A few questions about "small" transitive sets. I'm currently reading about ordinals, working on various exercises since I haven't formally studied the material before.
I'm looking at transitive sets. A set $z$ is said to be transitive if and only if $\forall y \in z [y \subset z]$. They also define
$$0 = \emptyset \quad \quad 1 = \{0\} = \{\emptyset\} \quad \quad 2 = \{0,1\} = \{\emptyset, \{\emptyset\}\}.$$
An exercise asks to show that every non-empty transitive set contains $0$, and that every non-singleton transitive set contains $1$, assuming the Axiom of Foundation. Showing the first part wasn't too bad, and I think I was able to show the second part using the first.

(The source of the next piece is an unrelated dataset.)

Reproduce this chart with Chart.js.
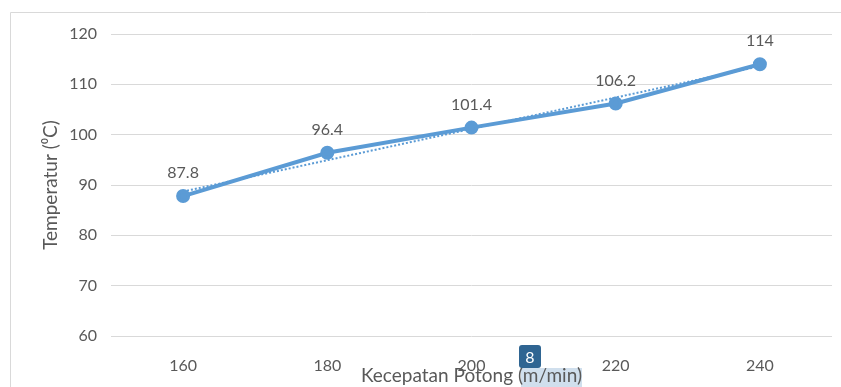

Then, it asks to show that $1$ is the only one-element transitive set, and $2$ is the only two-element transitive set. I'm having some difficulty showing this. Here's what I was able to come up with for $1$. As for $2$, I'm stuck.
My attempt
Suppose $x = \{y\}$ is a transitive set. Then, any arbitrary element $z \in y$ is also in $x$. However, the Foundation Axiom states
$$ \exists y(y \in x) \rightarrow \exists y(y \in x \wedge \neg \exists z(z \in x \wedge z \in y),$$ 
and I interpreted this as saying that $\forall z(z \not \in y)$, which means that $y = \emptyset$, implying $x = {\emptyset} = 1$. $\square$
I would greatly appreciate any hints/help with this one. 
 A: Assume $\{a\}$ is transitive. As you have shown that $\emptyset\in\{a\}$, we immediately have $a=\emptyset$ and $\{a\}=1$.
Assume $\{a,b\}$ is transitive with $a\ne b$. As you have shown, $\emptyset$ is one of these, so assume wlog. $a=\emptyset$ and $b\ne\emptyset$. By transitivity, $b\subseteq \{\emptyset,b\}$. Using Foundation, we find $b\notin b$, hence $b=\emptyset$ (contradicting $b\ne a$) or as last option $b=\{\emptyset\}$. Hence $\{a,b\}=2$.
A: For $1$ just use the fact that every nonempty transitive set includes the empty set. For $2$ you can use that to conclude that if a transitive set had a nonempty and not a singleton member then it has at least three members. From there it's easy. 
A: For one-element transitive sets:
If $x = \{ y \}$ is a one-element transitive set distinct from $1 = \{ \varnothing \}$, then $y \neq \varnothing$, and so there is some $z \in y$.  By transitivity, $z \in x$, and since $z,y \in x$ and $| x | = 1$ we have $y = z$, but this then contradicts Foundation ($y = z \in y$).
The two-element case can be done via a similar analysis.